### Requirements
Your task is to reproduce, verbatim and without pictures, the lines from the opening of the listing through the line containing "import plotly.graph_objects as go".

### Available data
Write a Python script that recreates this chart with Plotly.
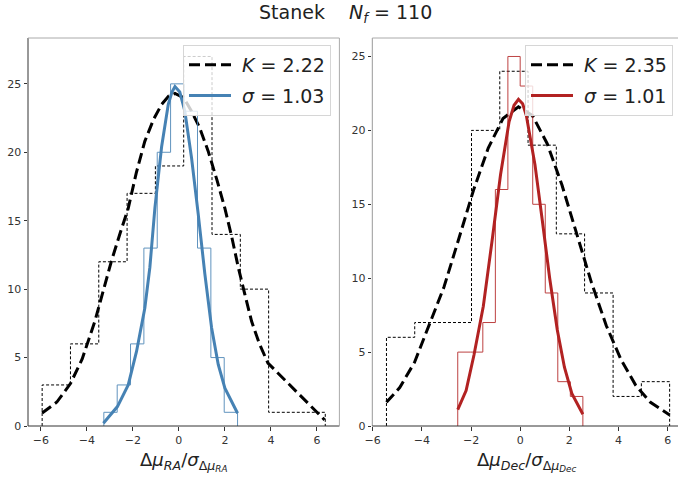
import plotly.graph_objects as go

# ---- Right ascension panel ----
ra_all_edges = [-5.94, -4.71, -3.48, -2.25, -1.02, 0.21, 1.44, 2.67, 3.90, 5.13, 6.36]
ra_all_counts = [3, 6, 12, 17, 19, 27, 14, 10, 1, 1]
ra_cut_edges = [-3.26, -2.68, -2.10, -1.52, -0.94, -0.36, 0.23, 0.81, 1.39, 1.97, 2.55]
ra_cut_counts = [1, 3, 6, 13, 20, 25, 23, 13, 5, 1]

ra_k_x = [-5.94, -5.3, -4.71, -4.2, -3.65, -3.3, -2.93, -2.55, -2.2, -1.85, -1.48, -1.1,
          -0.75, -0.45, -0.17, 0.2, 0.55, 0.9, 1.27, 1.65, 2.0, 2.3, 2.58, 2.87, 3.16,
          3.5, 3.87, 6.33]
ra_k_y = [0.95, 1.75, 3.1, 4.9, 7.65, 9.8, 12.05, 14.1, 15.9, 18.5, 20.8, 22.4,
          23.5, 24.1, 24.3, 24.0, 23.0, 21.8, 20.1, 18.0, 15.9, 13.8, 11.6, 9.6, 7.65,
          6.0, 4.6, 0.45]
ra_s_x = [-3.28, -2.67, -2.2, -1.84, -1.48, -1.26, -1.04, -0.75, -0.46, -0.3, -0.17,
          0.04, 0.26, 0.55, 0.84, 1.13, 1.42, 1.71, 2.0, 2.55]
ra_s_y = [0.2, 1.42, 3.0, 5.45, 8.6, 11.6, 15.95, 20.4, 23.5, 24.4, 24.8,
          24.4, 23.0, 19.6, 15.5, 11.1, 7.2, 4.5, 2.76, 0.93]

# ---- Declination panel ----
dec_all_edges = [-5.44, -4.29, -3.14, -1.98, -0.83, 0.32, 1.47, 2.62, 3.78, 4.93, 6.08]
dec_all_counts = [6, 7, 7, 20, 24, 19, 13, 9, 2, 3]
dec_cut_edges = [-2.54, -2.03, -1.52, -1.01, -0.50, 0.0, 0.51, 1.02, 1.53, 2.04, 2.55]
dec_cut_counts = [5, 5, 7, 16, 25, 23, 15, 9, 3, 2]

dec_k_x = [-5.44, -4.9, -4.3, -3.7, -3.1, -2.5, -1.9, -1.3, -0.7, -0.07, 0.5, 1.1,
           1.7, 2.3, 2.9, 3.5, 4.1, 4.7, 5.3, 6.08]
dec_k_y = [1.6, 2.6, 4.3, 6.8, 9.4, 12.65, 15.95, 18.8, 20.8, 21.6, 21.0, 19.1,
           16.3, 13.0, 9.7, 6.8, 4.5, 2.75, 1.6, 0.75]
dec_s_x = [-2.54, -2.2, -1.88, -1.5, -1.13, -0.8, -0.45, -0.25, -0.07, 0.1, 0.25, 0.6,
           0.9, 1.2, 1.51, 1.8, 2.1, 2.55]
dec_s_y = [1.11, 2.4, 4.8, 8.1, 12.7, 17.0, 20.6, 21.7, 22.1, 21.8, 21.0, 17.7,
           13.9, 10.0, 6.5, 3.98, 2.2, 0.8]

ra_labels = ["&nbsp;<i>K</i> = 2.22", "&nbsp;<i>σ</i> = 1.03"]
dec_labels = ["&nbsp;<i>K</i> = 2.35", "&nbsp;<i>σ</i> = 1.01"]

FONT = "DejaVu Sans"
BLUE = "#4682b4"
RED = "#b22222"
W, H = 678, 477


def step_path(edges, counts):
    xs, ys = [edges[0]], [0]
    for i, c in enumerate(counts):
        xs += [edges[i], edges[i + 1]]
        ys += [c, c]
    xs.append(edges[-1])
    ys.append(0)
    return xs, ys


fig = go.Figure()


def add_panel(xa, ya, legend, all_e, all_c, cut_e, cut_c, kx, ky, sx, sy, color, labels):
    hx, hy = step_path(all_e, all_c)
    fig.add_trace(go.Scatter(x=hx, y=hy, mode="lines", xaxis=xa, yaxis=ya,
                             line=dict(color="black", width=1, dash="3px,2px"),
                             showlegend=False, hoverinfo="skip"))
    fig.add_trace(go.Scatter(x=kx, y=ky, mode="lines", xaxis=xa, yaxis=ya,
                             line=dict(color="black", width=3, dash="11px,5px"),
                             name=labels[0], legend=legend, legendgroup=legend + "k"))
    hx, hy = step_path(cut_e, cut_c)
    fig.add_trace(go.Scatter(x=hx, y=hy, mode="lines", xaxis=xa, yaxis=ya,
                             line=dict(color=color, width=1), opacity=0.85,
                             showlegend=False, hoverinfo="skip"))
    fig.add_trace(go.Scatter(x=sx, y=sy, mode="lines", xaxis=xa, yaxis=ya,
                             line=dict(color=color, width=3),
                             name=labels[1], legend=legend, legendgroup=legend + "s"))


add_panel("x", "y", "legend", ra_all_edges, ra_all_counts, ra_cut_edges, ra_cut_counts,
          ra_k_x, ra_k_y, ra_s_x, ra_s_y, BLUE, ra_labels)
add_panel("x2", "y2", "legend2", dec_all_edges, dec_all_counts, dec_cut_edges, dec_cut_counts,
          dec_k_x, dec_k_y, dec_s_x, dec_s_y, RED, dec_labels)

y_dom = [1 - 426 / H, 1 - 38 / H]
left_dom = [28 / W, 339.4 / W]
right_dom = [372.3 / W, 1.0]

tick_style = dict(showgrid=False, zeroline=False, showline=False, ticks="outside",
                  ticklen=3.5, tickwidth=1, tickcolor="#333", automargin=False,
                  tickfont=dict(family=FONT, size=11, color="#333"), tickmode="linear")

legend_style = dict(xanchor="right", yanchor="top", y=1 - 45 / H,
                    bgcolor="rgba(255,255,255,0.8)", bordercolor="#d6d6d6", borderwidth=1,
                    itemwidth=42, tracegroupgap=3, traceorder="grouped",
                    font=dict(family=FONT, size=19, color="#222"))

fig.update_layout(
    width=W, height=H,
    margin=dict(l=0, r=0, t=0, b=0, pad=0, autoexpand=False),
    paper_bgcolor="white", plot_bgcolor="white",
    font=dict(family=FONT, color="#222"),
    xaxis=dict(domain=left_dom, range=[-6.555, 6.975], tick0=0, dtick=2, anchor="y", **tick_style),
    yaxis=dict(domain=y_dom, range=[0, 28.35], tick0=0, dtick=5, anchor="x", **tick_style),
    xaxis2=dict(domain=right_dom, range=[-6.016, 6.42], tick0=0, dtick=2, anchor="y2", **tick_style),
    yaxis2=dict(domain=y_dom, range=[0, 26.25], tick0=0, dtick=5, anchor="x2", **tick_style),
    legend=dict(x=331 / W, **legend_style),
    legend2=dict(x=673 / W, **legend_style),
)


# axis frames
def frame(xa, ya, colors, sides):
    coords = {"left": (0, 0, 0, 1), "right": (1, 1, 0, 1),
              "bottom": (0, 1, 0, 0), "top": (0, 1, 1, 1)}
    for side, col in zip(sides, colors):
        x0, x1, y0, y1 = coords[side]
        fig.add_shape(type="line", xref=f"{xa} domain", yref=f"{ya} domain",
                      x0=x0, x1=x1, y0=y0, y1=y1, line=dict(color=col, width=1), layer="above")


frame("x", "y", ["#333", "#333", "#aaa", "#aaa"], ["left", "bottom", "top", "right"])
frame("x2", "y2", ["#999", "#333", "#aaa"], ["left", "bottom", "top"])

# titles
fig.add_annotation(text="Stanek&nbsp;&nbsp;&nbsp;&nbsp;<i>N</i><sub><i>f</i></sub> = 110",
                   x=345 / W, y=1 - 14 / H, xref="paper", yref="paper",
                   showarrow=False, xanchor="center", yanchor="middle",
                   font=dict(family=FONT, size=19, color="#222"))
fig.add_annotation(text="Δ<i>μ</i><sub><i>RA</i></sub>/<i>σ</i><sub>Δ<i>μ</i><sub><i>RA</i></sub></sub>",
                   x=(left_dom[0] + left_dom[1]) / 2, y=1 - 461 / H, xref="paper", yref="paper",
                   showarrow=False, xanchor="center", yanchor="middle",
                   font=dict(family=FONT, size=18, color="#222"))
fig.add_annotation(text="Δ<i>μ</i><sub><i>Dec</i></sub>/<i>σ</i><sub>Δ<i>μ</i><sub><i>Dec</i></sub></sub>",
                   x=527 / W, y=1 - 461 / H, xref="paper", yref="paper",
                   showarrow=False, xanchor="center", yanchor="middle",
                   font=dict(family=FONT, size=18, color="#222"))

fig.write_html("out.html")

### Answer to this problem
Write a Python script that recreates this chart with Plotly.
import plotly.graph_objects as go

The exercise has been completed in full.